The highs of the Spartathlon
And there were several highlights for Debbie. She says: “The people in Greece go nuts for this race. From Athens all the way to Sparta, they really embrace the race because it’s part of their history.
“Cars were beeping, people were cheering from the windows, schools and offices were out high-fiving all the way along. It was amazing.
“When you get to Sparta, there’s a real festival atmosphere. The kids come out on bikes and escort you for the last couple of miles. Then another bunch of kids run the final stretch with you. It’s really emotional.”
Race support is a huge part of Debbie’s success. Marco, her husband, travelled to Greece and supported Debbie. She says: “There are 75 stocked checkpoints along the way, so there’s plenty of food and drink available. Plus, you can leave drop bags at each checkpoint. But you can’t beat a familiar face and someone doing the thinking for you.”
Speed versus distance
Debbie claims that speed is not her forte, but rather she is “competitive at longer distances”. Yet, she still managed to run an average 12 minutes for every mile of the 153-mile race.

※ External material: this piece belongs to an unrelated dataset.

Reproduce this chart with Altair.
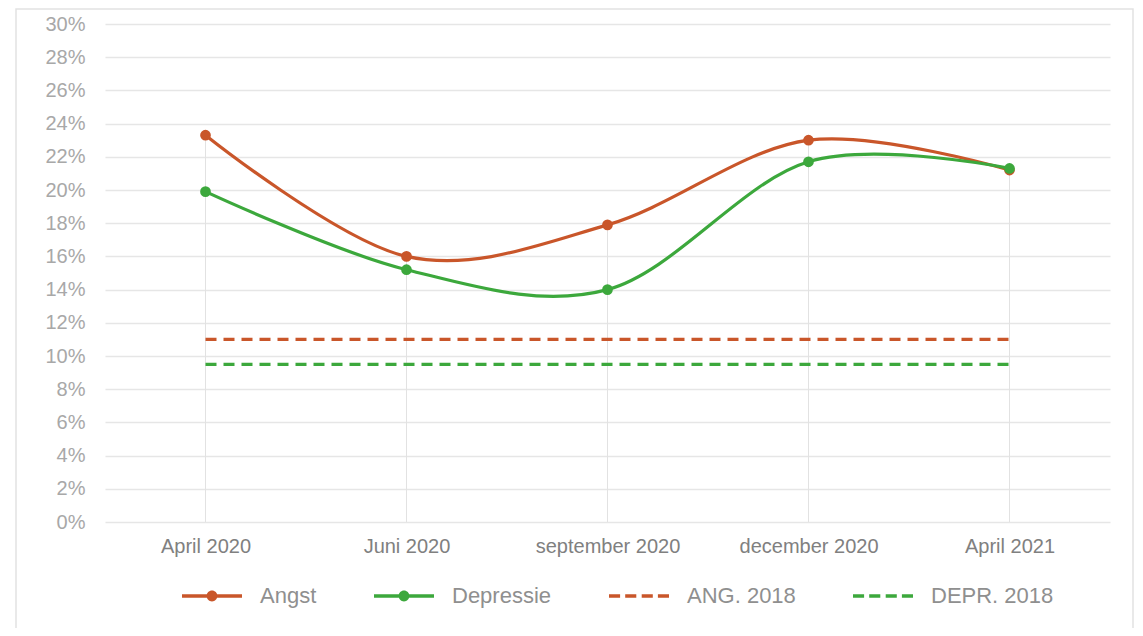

That means that she runs around five miles in every hour and for more than 30 hours without stopping.
Debbie says: “I’m just good at pacing myself. I don’t get caught up with the excitement at the start and I just get into my groove and a pace I know I can comfortably sustain.”
Of course she is also very dedicated to training – and also experienced at ultra running races.
Debbie, who races in Brooks Pure Cadence shoes, says: “I’ve been competing in ultra-distance races for eight years and so my body is more conditioned for high mileage. Last year I ran nearly 4,000 miles.
“I try to mix up my training, though, with speed work, easy runs and long runs at weekends. My weekly mileage can be anything from 50 to 120 miles depending on my race schedule.
“When people ask me I say that I don’t find the time, rather I make the time for training. I run to and from work a lot, do speed sessions at lunchtimes and get up early at weekends. Thankfully I’m a morning person. I just need to be organised.
“Also, Marco is an ultra-runner, which makes it easier as we appreciate and respect each other’s training schedules.”
Next year’s big races?
Next year’s ultra-race plan for Debbie is Country to Capital (January), Highland Fling (April), SDW100 (June), Lakeland 50 (July) and UTMB (August).
She is sponsored by Montane, Ultimate Direction, Drymax and ultramarathonrunningstore.com.